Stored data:
====
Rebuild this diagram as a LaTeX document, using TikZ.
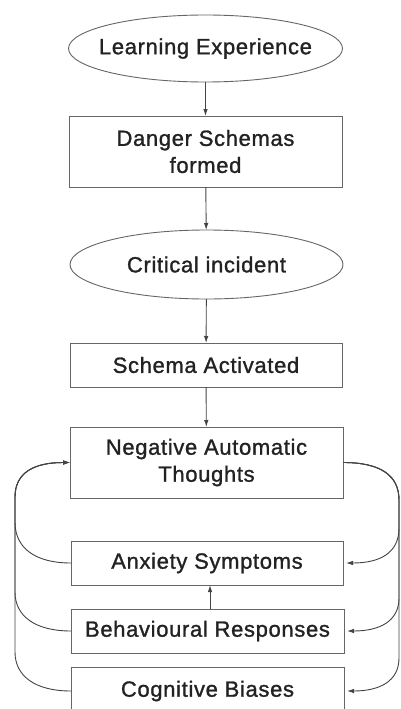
\documentclass[tikz,border=0pt]{standalone}
\usepackage{fontspec}
\setmainfont[LetterSpace=3,FakeBold=1.2]{Liberation Sans}
\usetikzlibrary{shapes.geometric,arrows.meta}
\definecolor{inkline}{HTML}{444444}
\definecolor{boxline}{HTML}{666666}
\definecolor{inktext}{HTML}{222222}
\begin{document}
\begin{tikzpicture}[x=1pt,y=-1pt,
  every node/.style={text=inktext,font=\fontsize{22}{27}\selectfont,align=center,inner sep=0pt,outer sep=0pt},
  oval/.style={ellipse,draw=boxline,line width=0.9pt,minimum width=274pt,minimum height=67pt},
  stepbox/.style={rectangle,draw=boxline,line width=0.9pt,minimum width=273pt},
  flow/.style={draw=inkline,line width=0.9pt,-{Latex[length=7pt,width=4.5pt]}},
  fb/.style={draw=inkline,line width=0.9pt,-{Latex[length=7pt,width=4.5pt]}}
]
\clip (0,0) rectangle (401,709);
\fill[white] (0,0) rectangle (401,709);

% main chain (oval captions sit in centred labels so the outline keeps its set size)
\node[oval,label={center:Learning Experience}] (le) at (205.5,48.5) {};
\node[stepbox,minimum height=71pt] (ds) at (205.5,151.5) {Danger Schemas\\formed};
\node[oval,minimum height=69pt,minimum width=273pt,label={center:Critical incident}] (ci) at (206.5,264.5) {};
\node[stepbox,minimum height=44pt,minimum width=272pt] (sa) at (206,365) {Schema Activated};
\node[stepbox,minimum height=71pt] (nat) at (206.5,462.5) {Negative Automatic\\Thoughts};
\node[stepbox,minimum height=44pt,minimum width=272pt] (as) at (207,563) {Anxiety Symptoms};
\node[stepbox,minimum height=44pt] (br) at (207.5,631) {Behavioural Responses};
\node[stepbox,minimum height=48pt] (cb) at (207.5,691) {Cognitive Biases};

\draw[flow] (le) -- (ds);
\draw[flow] (ds) -- (ci);
\draw[flow] (ci) -- (sa);
\draw[flow] (sa) -- (nat);
\draw[flow] (br.north) ++(2.5,0) coordinate (brup) -- (brup |- as.south);

% feedback to the thoughts (left)
\draw[fb] (as.west) .. controls (35,563) and (15,548) .. (15,522) -- (15,497)
  .. controls (15,472) and (35,462.5) .. (nat.west);
\draw[fb] (br.west) .. controls (35,631) and (15,616) .. (15,592) -- (15,497)
  .. controls (15,472) and (35,462.5) .. (nat.west);
\draw[fb] (cb.west) .. controls (35,691) and (15,676) .. (15,652) -- (15,497)
  .. controls (15,472) and (35,462.5) .. (nat.west);

% thoughts feeding the consequences (right)
\draw[fb,shorten >=3pt] (nat.east) .. controls (380,462.5) and (399,475) .. (399,500) -- (399,528)
  .. controls (399,553) and (380,563) .. (as.east);
\draw[fb,shorten >=3pt] (nat.east) .. controls (380,462.5) and (399,475) .. (399,500) -- (399,598)
  .. controls (399,621) and (380,631) .. (br.east);
\draw[fb,shorten >=3pt] (nat.east) .. controls (380,462.5) and (399,475) .. (399,500) -- (399,658)
  .. controls (399,681) and (380,691) .. (cb.east);
\end{tikzpicture}
\end{document}
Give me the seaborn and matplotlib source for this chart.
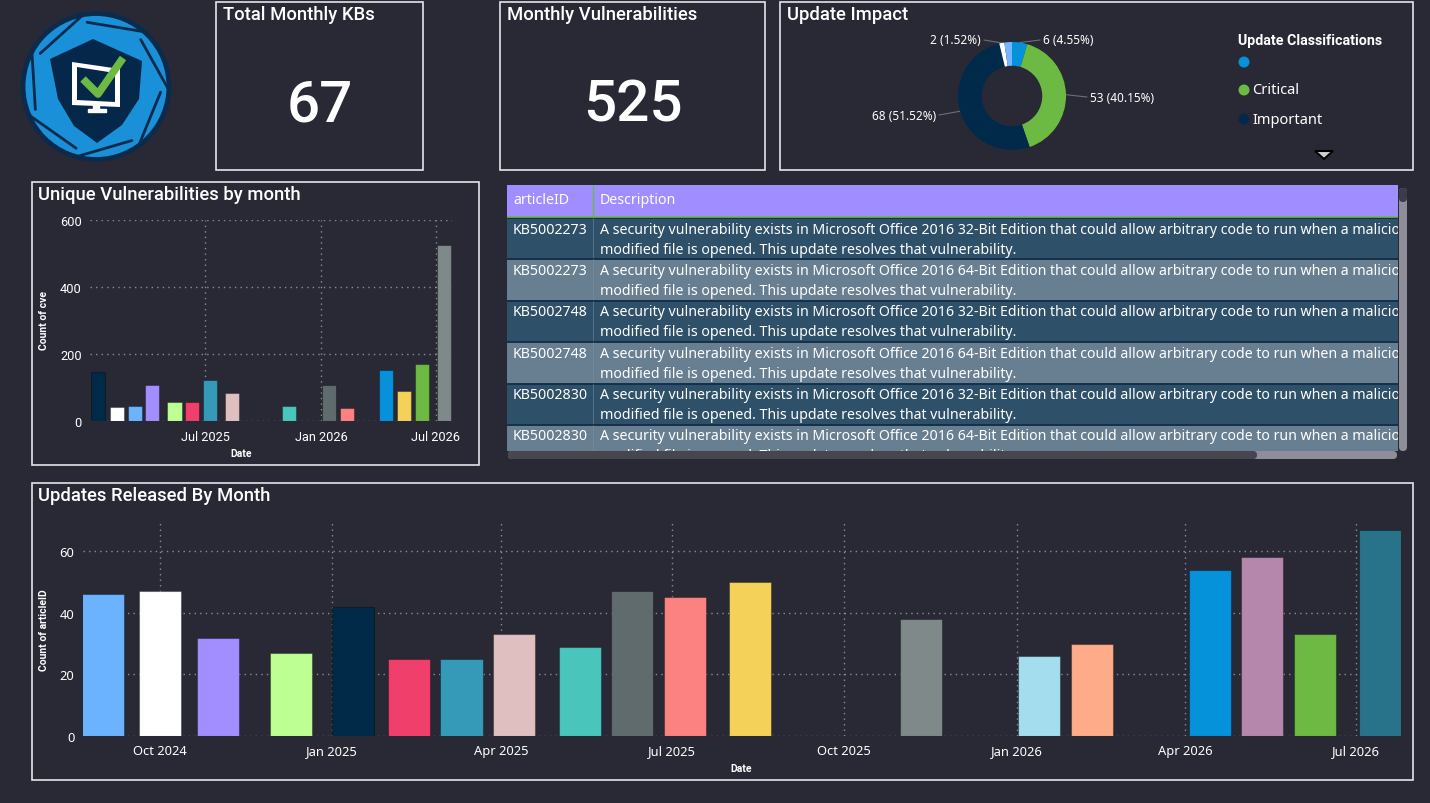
import matplotlib
matplotlib.use("Agg")
import matplotlib.pyplot as plt
import matplotlib.dates as mdates
from matplotlib.patches import Rectangle, Circle, Polygon, FancyBboxPatch
import numpy as np
import pandas as pd
import seaborn as sns

sns.set_style("dark")
plt.rcParams['font.family'] = ['Roboto', 'DejaVu Sans']

W, H = 1430, 804
BG = "#292935"
GRID = "#8C8C96"
TITLE_FONT = ['Roboto', 'DejaVu Sans']
TEXT_FONT = ['Noto Sans', 'DejaVu Sans']

# ---- data ----
kpi_titles = ["Total Monthly KBs", "Monthly Vulnerabilities"]
kpi_values = ["67", "525"]

impact_labels = ["", "Critical", "Important", "Other A", "Other B"]
impact_counts = [6, 53, 68, 2, 3]
impact_colors = ["#0691DB", "#6CB944", "#012A4A", "#FFFFFF", "#74B6FF"]
impact_shown = [True, True, True, True, False]

vuln_dates = ["2025-01-12", "2025-02-11", "2025-03-11", "2025-04-08", "2025-05-13",
              "2025-06-10", "2025-07-08", "2025-08-12", "2025-11-11", "2026-01-13",
              "2026-02-10", "2026-04-14", "2026-05-12", "2026-06-09", "2026-07-14"]
vuln_counts = [146, 42, 47, 108, 58, 57, 122, 84, 45, 107, 39, 152, 90, 172, 525]
vuln_colors = ["#012A48", "#FFFFFF", "#6BB2FF", "#A28EFF", "#BEFF93", "#F03F6A",
               "#359AB8", "#DFBFBF", "#4AC5BB", "#5F6B6D", "#FB8281", "#0691DB",
               "#F4D25A", "#6DB944", "#7F898A"]
vuln_ticks = ["2025-07-01", "2026-01-01", "2026-07-01"]
vuln_ticklabels = ["Jul 2025", "Jan 2026", "Jul 2026"]
vuln_yticks = [0, 200, 400, 600]

upd_dates = ["2024-09-01", "2024-10-01", "2024-11-01", "2024-12-10", "2025-01-12",
             "2025-02-11", "2025-03-11", "2025-04-08", "2025-05-13", "2025-06-10",
             "2025-07-08", "2025-08-12", "2025-11-11", "2026-01-13", "2026-02-10",
             "2026-04-14", "2026-05-12", "2026-06-09", "2026-07-14"]
upd_counts = [46, 47, 32, 27, 42, 25, 25, 33, 29, 47, 45, 50, 38, 26, 30, 54, 58, 33, 67]
upd_colors = ["#6BB2FF", "#FFFFFF", "#A28EFF", "#BEFF93", "#012A48", "#F03F6A",
              "#359AB8", "#DFBFBF", "#4AC5BB", "#5F6B6D", "#FB8281", "#F4D25A",
              "#7F898A", "#A4DDEE", "#FDAB89", "#0691DB", "#B687AC", "#6DB944", "#28738A"]
upd_ticks = ["2024-10-01", "2025-01-01", "2025-04-01", "2025-07-01",
             "2025-10-01", "2026-01-01", "2026-04-01", "2026-07-01"]
upd_ticklabels = ["Oct 2024", "Jan 2025", "Apr 2025", "Jul 2025",
                  "Oct 2025", "Jan 2026", "Apr 2026", "Jul 2026"]
upd_yticks = [0, 20, 40, 60]

table_columns = ["articleID", "Description"]
table_ids = ["KB5002273", "KB5002273", "KB5002748", "KB5002748", "KB5002830", "KB5002830"]
table_editions = ["32-Bit", "64-Bit", "32-Bit", "64-Bit", "32-Bit", "64-Bit"]
desc_line1 = ("A security vulnerability exists in Microsoft Office 2016 {} Edition that "
              "could allow arbitrary code to run when a maliciously")
desc_line2 = "modified file is opened. This update resolves that vulnerability."


def box(x0, y0, x1, y1):
    return [x0 / W, 1 - y1 / H, (x1 - x0) / W, (y1 - y0) / H]


fig = plt.figure(figsize=(W / 100, H / 100), dpi=100, facecolor=BG)

# overlay in pixel coords for frames, text, logo
ov = fig.add_axes([0, 0, 1, 1])
ov.set_xlim(0, W)
ov.set_ylim(H, 0)
ov.axis("off")


def frame(x0, y0, x1, y1):
    ov.add_patch(Rectangle((x0, y0), x1 - x0, y1 - y0, fill=False,
                           edgecolor="#E4E4E8", linewidth=1.2))


def title(x, y, s):
    ov.text(x, y, s, color="white", fontsize=13.3, family=TITLE_FONT,
            weight="medium", va="center", ha="left")


# ---- logo ----
cx, cy, r = 96, 87.5, 73
ov.add_patch(Circle((cx, cy), r, facecolor="#1990D8", edgecolor="#0C2B4C", linewidth=3.5))
clip = Circle((cx, cy), r - 2, transform=ov.transData)
shield = [(50, 60), (93, 40), (142, 62), (139, 100), (122, 126), (97, 144), (74, 127), (58, 100)]
sh = Polygon(shield, closed=True, facecolor="#05284A", edgecolor="none")
ov.add_patch(sh)
sh.set_clip_path(clip)
for k in range(7):
    a = np.deg2rad(100 + k * 360 / 7)
    p0 = np.array([cx + r * np.cos(a), cy - r * np.sin(a)])
    d = a + np.deg2rad(180 - 58)
    p1 = p0 + 58 * np.array([np.cos(d), -np.sin(d)])
    ln, = ov.plot([p0[0], p1[0]], [p0[1], p1[1]], color="#0C2B4C", linewidth=2.0)
    ln.set_clip_path(clip)
ov.add_patch(Polygon([(72, 63), (120, 70), (120, 108), (72, 106)], closed=True,
                     facecolor="white", edgecolor="none"))
ov.add_patch(Polygon([(77, 68), (115, 74), (115, 103), (77, 101)], closed=True,
                     facecolor="#05284A", edgecolor="none"))
ov.add_patch(Rectangle((93, 106), 6, 6, facecolor="white"))
ov.add_patch(Rectangle((88, 110), 18, 3, facecolor="white"))
ov.plot([83, 98, 123], [80, 95, 59], color="#6CB944", linewidth=5.5, solid_capstyle="butt")

# ---- KPI cards ----
kpi_boxes = [(216, 3, 423, 171), (500, 3, 765, 171)]
for (x0, y0, x1, y1), t, v in zip(kpi_boxes, kpi_titles, kpi_values):
    frame(x0, y0, x1, y1)
    title(x0 + 7, 15, t)
    ov.text((x0 + x1) / 2, 106, v, color="white", fontsize=42, family=TITLE_FONT,
            weight="medium", ha="center", va="center")

# ---- donut ----
frame(780, 3, 1413, 171)
title(787, 15, "Update Impact")
dcx, dcy, dr = 1012, 97, 54
dax = fig.add_axes(box(dcx - 60, dcy - 60, dcx + 60, dcy + 60))
dax.pie(impact_counts, colors=impact_colors, startangle=90, counterclock=False,
        radius=1, wedgeprops=dict(width=0.44, edgecolor="none"))
dax.set_xlim(-60 / dr, 60 / dr)
dax.set_ylim(-60 / dr, 60 / dr)
dax.axis("off")

total = sum(impact_counts)
label_pos = [(1043, 41, "left"), (1090, 98, "left"), (936, 116, "right"), (981, 41, "right"), None]
cum = 0
for cnt, shown, lp in zip(impact_counts, impact_shown, label_pos):
    mid = 90 - (cum + cnt / 2) / total * 360
    cum += cnt
    if not shown or lp is None:
        continue
    px = dcx + dr * np.cos(np.deg2rad(mid))
    py = dcy - dr * np.sin(np.deg2rad(mid))
    lx, ly, ha = lp
    ex = lx - 3 if ha == "left" else lx + 3
    ov.plot([px, ex], [py, ly], color="#6E6E78", linewidth=0.8)
    ov.text(lx, ly, f"{cnt} ({cnt / total * 100:.2f}%)", color="white", fontsize=8.5,
            family=TEXT_FONT, ha=ha, va="center")

ov.text(1238, 41, "Update Classifications", color="white", fontsize=10.3, weight="bold",
        family=TITLE_FONT, va="center")
for i, ly in enumerate([63, 91, 120]):
    ov.add_patch(Circle((1244, ly), 5.5, facecolor=impact_colors[i], edgecolor="none"))
    ov.text(1252, ly, impact_labels[i], color="white", fontsize=10.5,
            family=TEXT_FONT, va="center")
ov.add_patch(Polygon([(1315, 152), (1333, 152), (1324, 160)], closed=True,
                     facecolor="#CFCFD4", edgecolor="black", linewidth=1.5))


# ---- bar chart helper ----
def date_bars(ax, dates, counts, colors, ticks, ticklabels, yticks, ylim, xpad, tick_font, tick_size):
    num = mdates.date2num(pd.to_datetime(dates))
    df = pd.DataFrame({"num": num, "count": counts, "month": dates})
    sns.barplot(data=df, x="num", y="count", hue="month",
                palette=dict(zip(dates, colors)), native_scale=True, dodge=False,
                legend=False, width=0.8, errorbar=None, saturation=1,
                linewidth=0.8, edgecolor=(0, 0, 0, 0.3), ax=ax)
    ax.set_facecolor("none")
    ax.set_xlim(num[0] - xpad[0], num[-1] + xpad[1])
    ax.set_ylim(*ylim)
    ax.set_xticks(mdates.date2num(pd.to_datetime(ticks)))
    ax.set_xticklabels(ticklabels)
    ax.set_yticks(yticks)
    ax.set_yticklabels([str(v) for v in yticks])
    for lab in ax.get_xticklabels() + ax.get_yticklabels():
        lab.set_color("white")
        lab.set_family(tick_font)
        lab.set_fontsize(tick_size)
    ax.tick_params(length=0, pad=6)
    ax.grid(True, axis="both", color=GRID, linestyle=(0, (1, 3)), linewidth=1)
    ax.set_axisbelow(True)
    for s in ax.spines.values():
        s.set_visible(False)
    ax.set_xlabel("")
    ax.set_ylabel("")


# ---- Unique vulnerabilities ----
frame(32, 183, 479, 466)
title(38, 195, "Unique Vulnerabilities by month")
ax1 = fig.add_axes(box(90, 220.7, 452, 422.3))
date_bars(ax1, vuln_dates, vuln_counts, vuln_colors, vuln_ticks, vuln_ticklabels,
          vuln_yticks, (0, 600), (13, 13), TITLE_FONT, 9.2)
ov.text(44, 321, "Count of cve", rotation=90, color="white", fontsize=7.5, weight="bold",
        family=TITLE_FONT, ha="center", va="center")
ov.text(241, 454, "Date", color="white", fontsize=7.5, weight="bold",
        family=TITLE_FONT, ha="center", va="center")

# ---- table (text is cut at the scrollbar like in the report) ----
tb = fig.add_axes(box(507, 186, 1398, 452))
tb.set_xlim(507, 1398)
tb.set_ylim(452, 186)
tb.axis("off")
tb.add_patch(Rectangle((507, 186), 891, 32, facecolor="#A08DFF", edgecolor="none"))
tb.text(513, 200, table_columns[0], color="white", fontsize=10.2, family=TEXT_FONT, va="center")
tb.text(600, 200, table_columns[1], color="white", fontsize=10.2, family=TEXT_FONT, va="center")
tb.plot([593, 593], [186, 218], color="#6CB944", linewidth=1)
row_top = 219
for i, (kb, ed) in enumerate(zip(table_ids, table_editions)):
    y0 = row_top + i * 41.4
    tb.add_patch(Rectangle((507, y0), 891, 41.4,
                           facecolor="#2E5068" if i % 2 == 0 else "#687F92",
                           edgecolor="none"))
    tb.plot([507, 1398], [y0, y0], color="#15304A", linewidth=1.4)
    tb.plot([593, 593], [y0, y0 + 41.4], color="#8090A0", linewidth=0.6, alpha=0.6)
    tb.text(513, y0 + 11, kb, color="white", fontsize=10.2, family=TEXT_FONT,
            va="center", clip_on=True)
    tb.text(600, y0 + 11, desc_line1.format(ed), color="white", fontsize=10.2,
            family=TEXT_FONT, va="center", clip_on=True)
    tb.text(600, y0 + 31, desc_line2, color="white", fontsize=10.2,
            family=TEXT_FONT, va="center", clip_on=True)
tb.plot([507, 1398], [218, 218], color="#6CB944", linewidth=1.2)

# scrollbars
ov.add_patch(FancyBboxPatch((1399, 189), 8, 263, boxstyle="round,pad=0,rounding_size=4",
                            facecolor="#8E8E98", edgecolor="none"))
ov.add_patch(FancyBboxPatch((1399, 189), 8, 14, boxstyle="round,pad=0,rounding_size=4",
                            facecolor="#3C3C46", edgecolor="none"))
ov.add_patch(FancyBboxPatch((508, 452), 889, 8, boxstyle="round,pad=0,rounding_size=4",
                            facecolor="#8E8E98", edgecolor="none"))
ov.add_patch(FancyBboxPatch((508, 452), 749, 8, boxstyle="round,pad=0,rounding_size=4",
                            facecolor="#46464F", edgecolor="none"))

# ---- Updates released ----
frame(32, 484, 1413, 781)
title(38, 496, "Updates Released By Month")
ax2 = fig.add_axes(box(82.7, 524, 1401, 737))
date_bars(ax2, upd_dates, upd_counts, upd_colors, upd_ticks, upd_ticklabels,
          upd_yticks, (0, 69.2), (11, 11), TEXT_FONT, 9.3)
ov.text(44, 630, "Count of articleID", rotation=90, color="white", fontsize=7.5,
        weight="bold", family=TITLE_FONT, ha="center", va="center")
ov.text(741, 769, "Date", color="white", fontsize=7.5, weight="bold",
        family=TITLE_FONT, ha="center", va="center")

fig.savefig("out.png", dpi=100, facecolor=BG)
====
Directions for this task: Starting at the top of the listing above, reproduce each line up to and including the one with "height=48pt] (cb) at"; omit the pictures.

Result of this exercise:
Rebuild this diagram as a LaTeX document, using TikZ.
\documentclass[tikz,border=0pt]{standalone}
\usepackage{fontspec}
\setmainfont[LetterSpace=3,FakeBold=1.2]{Liberation Sans}
\usetikzlibrary{shapes.geometric,arrows.meta}
\definecolor{inkline}{HTML}{444444}
\definecolor{boxline}{HTML}{666666}
\definecolor{inktext}{HTML}{222222}
\begin{document}
\begin{tikzpicture}[x=1pt,y=-1pt,
  every node/.style={text=inktext,font=\fontsize{22}{27}\selectfont,align=center,inner sep=0pt,outer sep=0pt},
  oval/.style={ellipse,draw=boxline,line width=0.9pt,minimum width=274pt,minimum height=67pt},
  stepbox/.style={rectangle,draw=boxline,line width=0.9pt,minimum width=273pt},
  flow/.style={draw=inkline,line width=0.9pt,-{Latex[length=7pt,width=4.5pt]}},
  fb/.style={draw=inkline,line width=0.9pt,-{Latex[length=7pt,width=4.5pt]}}
]
\clip (0,0) rectangle (401,709);
\fill[white] (0,0) rectangle (401,709);

% main chain (oval captions sit in centred labels so the outline keeps its set size)
\node[oval,label={center:Learning Experience}] (le) at (205.5,48.5) {};
\node[stepbox,minimum height=71pt] (ds) at (205.5,151.5) {Danger Schemas\\formed};
\node[oval,minimum height=69pt,minimum width=273pt,label={center:Critical incident}] (ci) at (206.5,264.5) {};
\node[stepbox,minimum height=44pt,minimum width=272pt] (sa) at (206,365) {Schema Activated};
\node[stepbox,minimum height=71pt] (nat) at (206.5,462.5) {Negative Automatic\\Thoughts};
\node[stepbox,minimum height=44pt,minimum width=272pt] (as) at (207,563) {Anxiety Symptoms};
\node[stepbox,minimum height=44pt] (br) at (207.5,631) {Behavioural Responses};
\node[stepbox,minimum height=48pt] (cb) at (207.5,691) {Cognitive Biases};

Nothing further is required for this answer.